The data is mainly generated from data I have about pairs of users. There is a percentage relationship between users, such as:
80
A ---> B
But the reverse relation is not the same:
60
A <--- B
I could put both relations in, but I think what I might do, is use the mean:
70
A <--> B
But I'm open to suggestions here.
What I want to do in Neo4j, is get groups of related users. So for example, I want to get a group of users with mean % relation > 50. So, if we have:
A
40 / \ 60
B --- C ------ D
20 70
We'd get back a subset, something like:
A
\ 60
C ------ D
70
I have no idea how to do that. Another thing is that I'm pretty sure it'd not be possible to reach any node from any other node, I think it's disjointed. Like, several large graphs. But I'd like to be able to get everything that falls into the above, even if some groups of nodes are completely separate from other nodes.

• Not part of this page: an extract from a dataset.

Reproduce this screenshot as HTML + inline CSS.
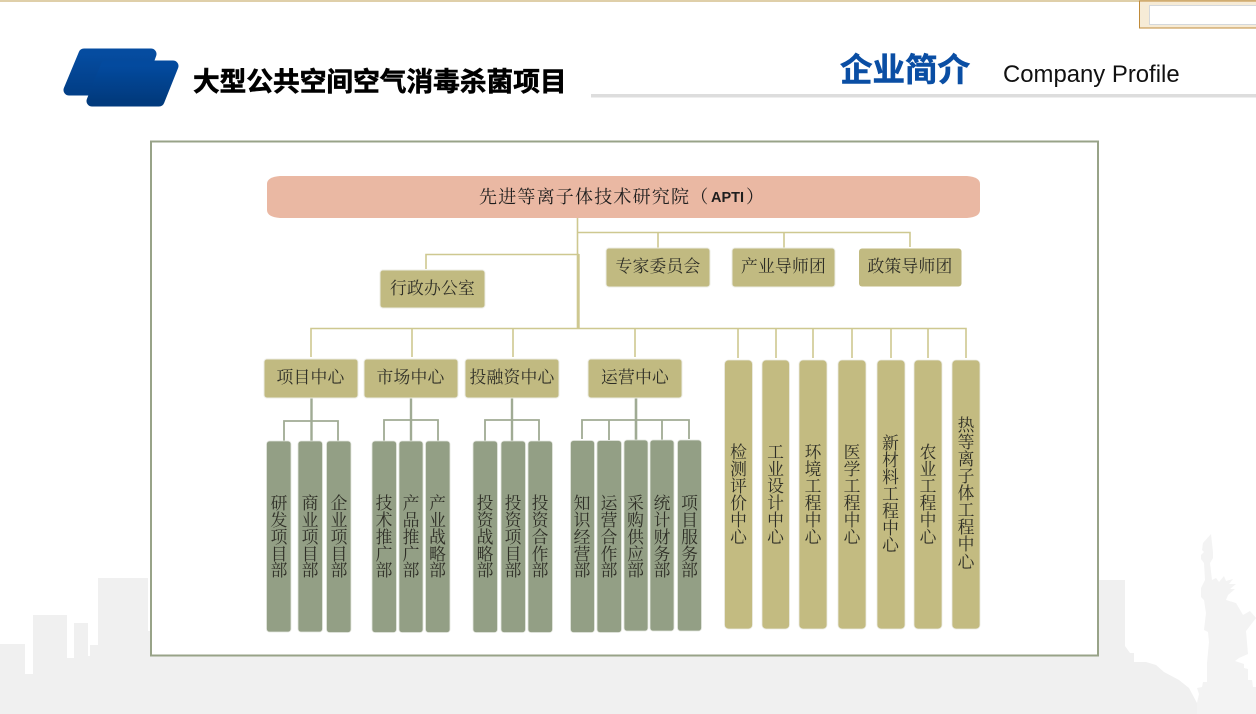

As an idea for numbers, there will be around 100,000 nodes and 550,000 edges
A couple thoughts.
First, it's fine if your graph isn't connected, but you need some way to access every component you want to analyze. In a disconnected graph in Neo4j, that either means Lucene indexing, some external "index" that holds node or relationship ids, or iterating through all nodes or relationships in the DB (which is slow, but might be required by your problem).
Second, though I don't know your domain, realize that sticking with the original representation and weights might be fine. Neo doesn't have undirected edges (though you can just ignore edge direction), and you might need that data later. OTOH, your modification taking the mean of the weights does simplify your analysis.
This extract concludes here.